Written task: Identify each line below containing the string "with" and copy it.

──────── Available data

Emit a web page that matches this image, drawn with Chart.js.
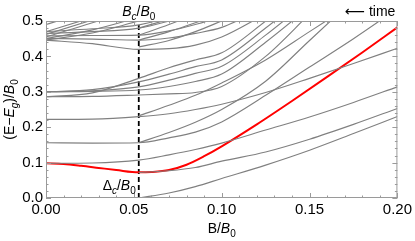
<!DOCTYPE html>
<html lang="en">
<head>
<meta charset="UTF-8">
<title>Spectrum vs B</title>
<script src="https://cdn.jsdelivr.net/npm/chart.js"></script>
<style>
  html, body { margin: 0; padding: 0; background: #fff; }
  #wrap { width: 415px; height: 241px; }
</style>
</head>
<body>
<div id="wrap"><canvas id="spectrum" width="415" height="241"></canvas></div>
<script>
  // field values (B/B0) where every gray level is sampled
  const bGrid = [0, 0.0264, 0.0528, 0.07, 0.085, 0.1, 0.125, 0.15, 0.175, 0.2];
  const bCritical = 0.0528;

  // lowest levels (some only appear above Bc)
  const lowLevels = [
    [null, null, 0.000, 0.014, 0.032, 0.055, 0.093, 0.135, 0.182, 0.230],
    [null, null, 0.072, 0.077, 0.086, 0.104, 0.130, 0.166, 0.208, 0.253],
    [0.098, 0.099, 0.107, 0.122, 0.137, 0.155, 0.192, 0.229, 0.270, 0.314],
    [0.156, 0.155, 0.156, 0.170, 0.186, 0.215, 0.290, 0.370, 0.450, 0.535],
    [null, null, 0.156, 0.185, 0.214, 0.250, 0.330, 0.445, 0.560],
    [0.222, 0.223, 0.230, 0.238, 0.250, 0.265, 0.298, 0.338, 0.380, 0.423],
    [null, null, 0.232, 0.262, 0.290, 0.325, 0.390, 0.470, 0.550]
  ];

  // the band around 0.3
  const midLevels = [
    [0.286, 0.287, 0.291, 0.294, 0.298, 0.315, 0.400, 0.520],
    [0.300, 0.301, 0.305, 0.315, 0.329, 0.350, 0.440, 0.540],
    [0.300, 0.303, 0.314, 0.333, 0.352, 0.372, 0.460, 0.560],
    [0.300, 0.306, 0.328, 0.350, 0.371, 0.390, 0.480, 0.580],
    [0.286, 0.297, 0.338, 0.368, 0.390, 0.410, 0.500, 0.600]
  ];

  // the band around 0.45 and above
  const highLevels = [
    [0.446, 0.436, 0.420, 0.422, 0.432, 0.455, 0.520],
    [0.451, 0.449, 0.446, 0.452, 0.465, 0.482, 0.540],
    [0.458, 0.459, 0.460, 0.472, 0.490, 0.512],
    [0.465, 0.470, 0.480, 0.500, 0.522],
    [0.470, 0.478, 0.489, 0.510],
    [null, null, 0.427, 0.445, 0.470, 0.500, 0.550],
    [null, null, 0.446, 0.470, 0.495, 0.520],
    [null, null, 0.460, 0.490, 0.520],
    [null, null, 0.480, 0.505],
    [0.490, 0.530],
    [0.470, 0.510],
    [0.462, 0.503],
    [0.455, 0.495, 0.540],
    [0.450, 0.475, 0.510],
    [0.446, 0.466, 0.500]
  ];

  // highlighted level
  const redB = [0, 0.01, 0.02, 0.03, 0.04, 0.0528, 0.06, 0.07, 0.08, 0.09, 0.1, 0.12, 0.14, 0.16, 0.18, 0.2];
  const redE = [0.098, 0.096, 0.091, 0.085, 0.079, 0.0725, 0.0735, 0.079, 0.094, 0.118, 0.146, 0.208, 0.274, 0.342, 0.411, 0.482];

  const FAMILY = '"Liberation Sans", Arial, "DejaVu Sans", sans-serif';

  function toPoints(levels) {
    const pts = [];
    levels.forEach((e, i) => { if (e !== null && e !== undefined) pts.push({ x: bGrid[i], y: e }); });
    return pts;
  }

  const datasets = [];
  [...lowLevels, ...midLevels, ...highLevels].forEach(lv => {
    datasets.push({
      data: toPoints(lv),
      borderColor: '#808080',
      borderWidth: 1.15,
      cubicInterpolationMode: 'monotone'
    });
  });
  datasets.push({
    data: redB.map((b, i) => ({ x: b, y: redE[i] })),
    borderColor: '#ff0000',
    borderWidth: 2,
    cubicInterpolationMode: 'monotone'
  });
  datasets.push({
    data: [{ x: bCritical, y: 0 }, { x: bCritical, y: 0.5 }],
    borderColor: '#000',
    borderWidth: 1.8,
    borderDash: [5, 3],
    tension: 0
  });

  function drawRich(ctx, parts, x, y, align, size) {
    const font = p => (p[1].includes('i') ? 'italic ' : '') + (p[1].includes('s') ? Math.round(size * 0.72) : size) + 'px ' + FAMILY;
    let w = 0;
    parts.forEach(p => { ctx.font = font(p); w += ctx.measureText(p[0]).width; });
    let cx = align === 'center' ? x - w / 2 : align === 'right' ? x - w : x;
    ctx.textAlign = 'left';
    ctx.textBaseline = 'alphabetic';
    parts.forEach(p => {
      ctx.font = font(p);
      ctx.fillText(p[0], cx, y + (p[1].includes('s') ? size * 0.25 : 0));
      cx += ctx.measureText(p[0]).width;
    });
  }

  // frame with inward ticks on all four sides, then the text labels
  const framePlugin = {
    id: 'frame',
    afterDatasetsDraw(chart) {
      const { ctx, chartArea: a, scales: { x, y } } = chart;
      ctx.save();
      ctx.strokeStyle = '#9a9a9a';
      ctx.lineWidth = 1;
      ctx.strokeRect(a.left + 0.5, a.top + 0.5, a.right - a.left - 1, a.bottom - a.top - 1);
      ctx.beginPath();
      for (let i = 0; i <= 20; i++) {
        const v = i * 0.01;
        const len = i % 5 === 0 ? 5 : 2.5;
        const px = Math.round(x.getPixelForValue(v)) + 0.5;
        ctx.moveTo(px, a.bottom); ctx.lineTo(px, a.bottom - len);
        ctx.moveTo(px, a.top); ctx.lineTo(px, a.top + len);
      }
      for (let i = 0; i <= 25; i++) {
        const v = i * 0.02;
        const len = i % 5 === 0 ? 5 : 2.5;
        const py = Math.round(y.getPixelForValue(v)) + 0.5;
        ctx.moveTo(a.left, py); ctx.lineTo(a.left + len, py);
        ctx.moveTo(a.right, py); ctx.lineTo(a.right - len, py);
      }
      ctx.stroke();
      ctx.restore();
    },
    afterDraw(chart) {
      const { ctx, chartArea: a, scales: { x } } = chart;
      const bx = x.getPixelForValue(bCritical);
      ctx.save();
      ctx.fillStyle = '#000';
      drawRich(ctx, [['B', 'i'], ['c', 'is'], ['/', ''], ['B', 'i'], ['0', 's']], bx, 16, 'center', 14);
      drawRich(ctx, [['Δ', ''], ['c', 'is'], ['/', ''], ['B', 'i'], ['0', 's']], bx - 3, 190, 'right', 14);
      drawRich(ctx, [['⟵ time', '']], a.right - 2, 16, 'right', 14);
      drawRich(ctx, [['B/', ''], ['B', 'i'], ['0', 's']], (a.left + a.right) / 2, 233, 'center', 14);
      ctx.translate(14, (a.top + a.bottom) / 2);
      ctx.rotate(-Math.PI / 2);
      drawRich(ctx, [['(E−', ''], ['E', 'i'], ['g', 'is'], [')/', ''], ['B', 'i'], ['0', 's']], 0, 0, 'center', 14);
      ctx.restore();
    }
  };

  new Chart(document.getElementById('spectrum'), {
    type: 'line',
    data: { datasets },
    plugins: [framePlugin],
    options: {
      responsive: false,
      animation: false,
      events: [],
      layout: { padding: { left: 0, right: 14, top: 21, bottom: 0 } },
      elements: { point: { radius: 0 } },
      plugins: { legend: { display: false }, tooltip: { enabled: false } },
      scales: {
        x: {
          type: 'linear', min: 0, max: 0.2,
          grid: { display: false, drawTicks: false },
          border: { display: false },
          ticks: { stepSize: 0.05, padding: 3, maxRotation: 0, color: '#000',
                   font: { family: FAMILY, size: 15 }, callback: v => v.toFixed(2) },
          afterFit: s => { s.height = 43; }
        },
        y: {
          type: 'linear', min: 0, max: 0.5,
          grid: { display: false, drawTicks: false },
          border: { display: false },
          ticks: { stepSize: 0.1, padding: 3, color: '#000',
                   font: { family: FAMILY, size: 15 }, callback: v => v.toFixed(1) },
          afterFit: s => { s.width = 46; }
        }
      }
    }
  });
</script>
</body>
</html>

────────────────

Exercise answer:
Emit a web page that matches this image, drawn with Chart.js.
  // frame with inward ticks on all four sides, then the text labels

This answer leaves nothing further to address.